_What the exercise asks_
Starting at the first line of the listing below, retype each line up to and including the one that contains "n_actual = 10". Leave pictures out.

_Supplied data_
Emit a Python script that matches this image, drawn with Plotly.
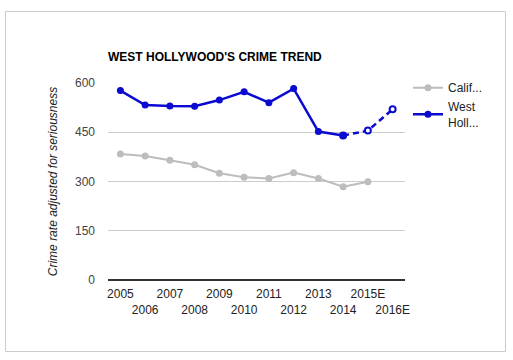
import plotly.graph_objects as go

years = ["2005", "2006", "2007", "2008", "2009", "2010", "2011", "2012", "2013", "2014", "2015E", "2016E"]
west_hollywood = [577, 533, 530, 529, 548, 573, 540, 583, 452, 440, 455, 520]
california = [384, 378, 365, 351, 325, 313, 309, 327, 309, 284, 299, None]
y_ticks = [0, 150, 300, 450, 600]

# staggered tick labels (odd positions on second row)
tick_text = [y if i % 2 == 0 else "<br>" + y for i, y in enumerate(years)]

BLUE = "#0a0ad0"
GRAY = "#bdbdbd"
FONT = "Liberation Sans, Arial, sans-serif"

n_actual = 10  # 2005..2014 actual values

fig = go.Figure()
fig.add_trace(go.Scatter(
    x=years[:11], y=california[:11], mode="lines+markers", name="Calif...",
    line=dict(color=GRAY, width=2), marker=dict(color=GRAY, size=7),
))
fig.add_trace(go.Scatter(
    x=years[:n_actual], y=west_hollywood[:n_actual], mode="lines+markers", name="West<br>Holl...",
    line=dict(color=BLUE, width=2.5), marker=dict(color=BLUE, size=7),
))
fig.add_trace(go.Scatter(
    x=years[n_actual - 1:], y=west_hollywood[n_actual - 1:], mode="lines+markers", showlegend=False,
    line=dict(color=BLUE, width=2.5, dash="6px,4px"),
    marker=dict(color=["rgba(0,0,0,0)", "white", "white"], size=6, line=dict(color=BLUE, width=2)),
))

L, R, T, B = 108, 405, 83, 280
W, H = 513, 360
pw, ph = R - L, B - T

fig.add_shape(type="rect", xref="paper", yref="paper",
              x0=(5.5 - L) / pw, x1=(505.5 - L) / pw,
              y0=(B - 351.5) / ph, y1=(B - 11.5) / ph,
              line=dict(color="#cccccc", width=1), fillcolor="rgba(0,0,0,0)", layer="below")

fig.update_layout(
    width=W, height=H,
    margin=dict(l=L, r=W - R, t=T, b=H - B),
    paper_bgcolor="white", plot_bgcolor="white",
    font=dict(family=FONT, size=12, color="#444444"),
    title=dict(text="<b>WEST HOLLYWOOD'S CRIME TREND</b>", x=L / W, xanchor="left",
               y=1 - 57 / H, yanchor="middle", font=dict(size=12, color="#000000", family=FONT)),
    xaxis=dict(type="category", categoryorder="array", categoryarray=years,
               tickvals=years, ticktext=tick_text, tickangle=0, showgrid=False, ticks="",
               tickfont=dict(size=12, color="#222222"), showline=False, zeroline=False,
               ticklabelstandoff=5, range=[-0.5, len(years) - 0.5]),
    yaxis=dict(range=[0, 600], tickvals=y_ticks, showgrid=True, gridcolor="#cccccc", gridwidth=1,
               zeroline=True, zerolinecolor="#333333", zerolinewidth=1.5,
               tickfont=dict(size=12, color="#444444"), ticks="", ticklabelstandoff=12,
               title=dict(text="<i>Crime rate adjusted for seriousness</i>", standoff=14,
                          font=dict(size=12, color="#222222"))),
    legend=dict(x=1.01, xanchor="left", y=1.05, yanchor="top", font=dict(size=12, color="#222222"),
                bgcolor="rgba(0,0,0,0)", tracegroupgap=2),
    showlegend=True,
)

fig.write_html("out.html", config={"displayModeBar": False},
               post_script="document.body.style.margin='0';")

_Task output_
Emit a Python script that matches this image, drawn with Plotly.
import plotly.graph_objects as go

years = ["2005", "2006", "2007", "2008", "2009", "2010", "2011", "2012", "2013", "2014", "2015E", "2016E"]
west_hollywood = [577, 533, 530, 529, 548, 573, 540, 583, 452, 440, 455, 520]
california = [384, 378, 365, 351, 325, 313, 309, 327, 309, 284, 299, None]
y_ticks = [0, 150, 300, 450, 600]

# staggered tick labels (odd positions on second row)
tick_text = [y if i % 2 == 0 else "<br>" + y for i, y in enumerate(years)]

BLUE = "#0a0ad0"
GRAY = "#bdbdbd"
FONT = "Liberation Sans, Arial, sans-serif"

n_actual = 10  # 2005..2014 actual values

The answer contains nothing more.